Organization structures need to give employees more control. This can be achieved by reducing rules and regulations. Employees are better able to satisfy customers when they have some control over the service encounter. So management needs to allow employees to adjust their behavior to the changing needs and requests of customers. What customers don’t want to hear are responses such as “I can’t handle this, You need to talk to someone else”; or I’m sorry but that’s against our company policy”. In addition, the use of cross-functional teams can often improve customer service because service delivery frequently requires a smooth, coordinated effort across different functions.
Consistent with low formalization is empowering employees with the discretion to make day-to-day decisions about job-related activities. It is necessary component of a customer responsive culture because it allows service employees to make on-the-spot decisions to satisfy customers completely. Enterprise Rent-A-Car, for instance, has found that high customer satisfaction doesn’t require a problem free experience. The “completely satisfied” customer was one who, when he or she had a problem, found that it was quickly and courteously resolved by an employee. By empowering their employees to make decisions on the spot, Enterprise improved its customer satisfaction ratings.
There is an impressive amount of evidence demonstrating that behavior-based performance evaluations are consistent with improved customer service. Behavior-based evaluations appraise employees on the basis of how they behave or act on criteria such as effort, commitment, teamwork, friendliness, and the ability to solve customer problems rather than on the measurable outcomes they achieve. Behaviors are superior to outcomes for improving service. It gives employees the incentive to engage in behaviors that are conductive to improved service quality and it gives employees more control over the conditions that affect their performance evaluations.

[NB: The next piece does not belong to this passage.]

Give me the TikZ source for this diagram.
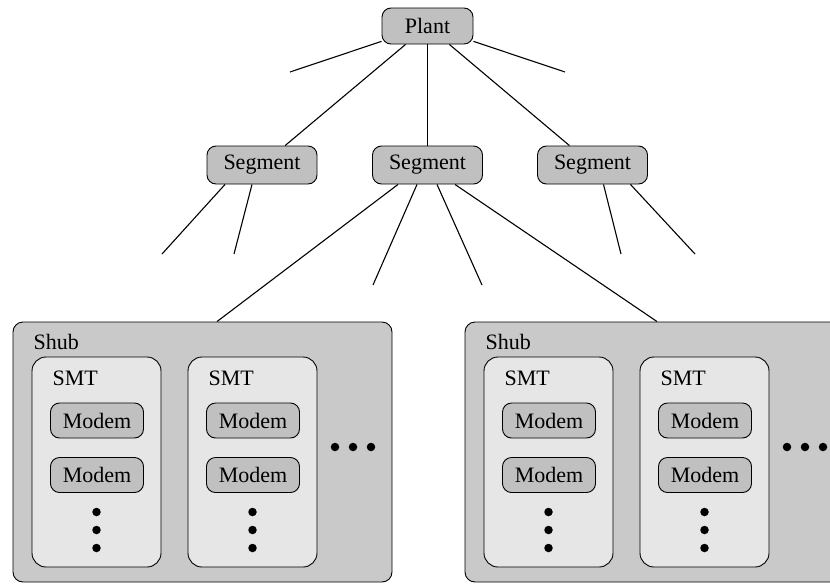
\documentclass[tikz,border=0pt]{standalone}
\usepackage{fontspec}
\setmainfont{Liberation Serif}
\definecolor{shubGray}{HTML}{C9C9C9}
\definecolor{smtGray}{HTML}{E6E6E6}
\definecolor{boxGray}{HTML}{C0C0C0}

\begin{document}
\begin{tikzpicture}[x=1pt,y=-1pt,font=\rmfamily\fontsize{22}{26}\selectfont,
    line width=1.1pt,
    box/.style={draw,line width=0.9pt,rounded corners=9pt,fill=boxGray,inner sep=0pt},
    plantbox/.style={box,minimum width=91pt,minimum height=36pt},
    segbox/.style={box,minimum width=110pt,minimum height=38pt},
    modembox/.style={box,minimum width=93pt,minimum height=35pt},
    shubbox/.style={draw,line width=0.9pt,rounded corners=10pt,fill=shubGray,
                    minimum width=379pt,minimum height=260pt},
    smtbox/.style={draw,line width=0.9pt,rounded corners=14pt,fill=smtGray,
                   minimum width=129pt,minimum height=210pt},
    lbl/.style={anchor=west,inner sep=0pt},
    dot/.style={circle,fill=black,inner sep=0pt,minimum size=8.5pt}]
  \clip[use as bounding box] (0,0) rectangle (830,584);

  % plant and segments
  \node[plantbox] (plant) at (427.5,26) {Plant};
  \node[segbox] (seg1) at (262,165) {Segment};
  \node[segbox] (seg2) at (427.5,165) {Segment};
  \node[segbox] (seg3) at (592.5,165) {Segment};

  % loose ends of the tree
  \coordinate (p1) at (290,72);
  \coordinate (p2) at (565,72);
  \coordinate (s1a) at (162,254);
  \coordinate (s1b) at (234,254);
  \coordinate (s2a) at (373,285);
  \coordinate (s2b) at (482,285);
  \coordinate (s3a) at (621,254);
  \coordinate (s3b) at (695,254);

  % shubs, each with two SMTs holding modems
  \foreach \i/\x in {1/0,2/452} {
    \node[shubbox] (shub\i) at (202.5+\x,452) {};
    \node[lbl] (shubl\i) at (33+\x,342) {Shub};
    \foreach \j/\y in {a/0,b/156} {
      \node[smtbox] (smt\i\j) at (96.5+\x+\y,462) {};
      \node[lbl] (smtl\i\j) at (52+\x+\y,378) {SMT};
      \node[modembox] (mdm\i\j1) at (97+\x+\y,420.5) {Modem};
      \node[modembox] (mdm\i\j2) at (97+\x+\y,475) {Modem};
      \foreach \k in {512,530,548}
        \node[dot] at (96.5+\x+\y,\k) {};
    }
    \foreach \k in {335,353,371}
      \node[dot] at (\k+\x,447) {};
  }

  \draw (plant) -- (p1);
  \draw (plant) -- (p2);
  \draw (plant) -- (seg1);
  \draw (plant) -- (seg2);
  \draw (plant) -- (seg3);
  \draw ([xshift=-37pt]seg1.south) -- (s1a);
  \draw ([xshift=-10pt]seg1.south) -- (s1b);
  \draw ([xshift=-10.5pt]seg2.south) -- (s2a);
  \draw ([xshift=9.5pt]seg2.south) -- (s2b);
  \draw ([xshift=11pt]seg3.south) -- (s3a);
  \draw ([xshift=38pt]seg3.south) -- (s3b);
  \draw ([xshift=-29.5pt]seg2.south) -- ([xshift=14.5pt]shub1.north);
  \draw ([xshift=27.5pt]seg2.south) -- ([xshift=2.5pt]shub2.north);
\end{tikzpicture}
\end{document}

In addition, a customer responsive culture will be fostered by using evaluations that include input from customers. For instance, the performance evaluation of account managers at software company PeopleSoft is based on customer satisfaction and customers’ ability to use the company’s software. Just the fact that employees know that part of their performance appraisal will include evaluations from customers is likely to make those employees more concerned with satisfying customer needs. Of course, this should only be used with employees who have direct contact with customers.
Finally, if management wants employees to give good service, it has to reward good service. It needs to provide ongoing recognition to employees who have demonstrated extraordinary effort to please customers and who have been singled out by customers for “going the extra mile.” And it needs to make pay and promotions contingent on outstanding customer service.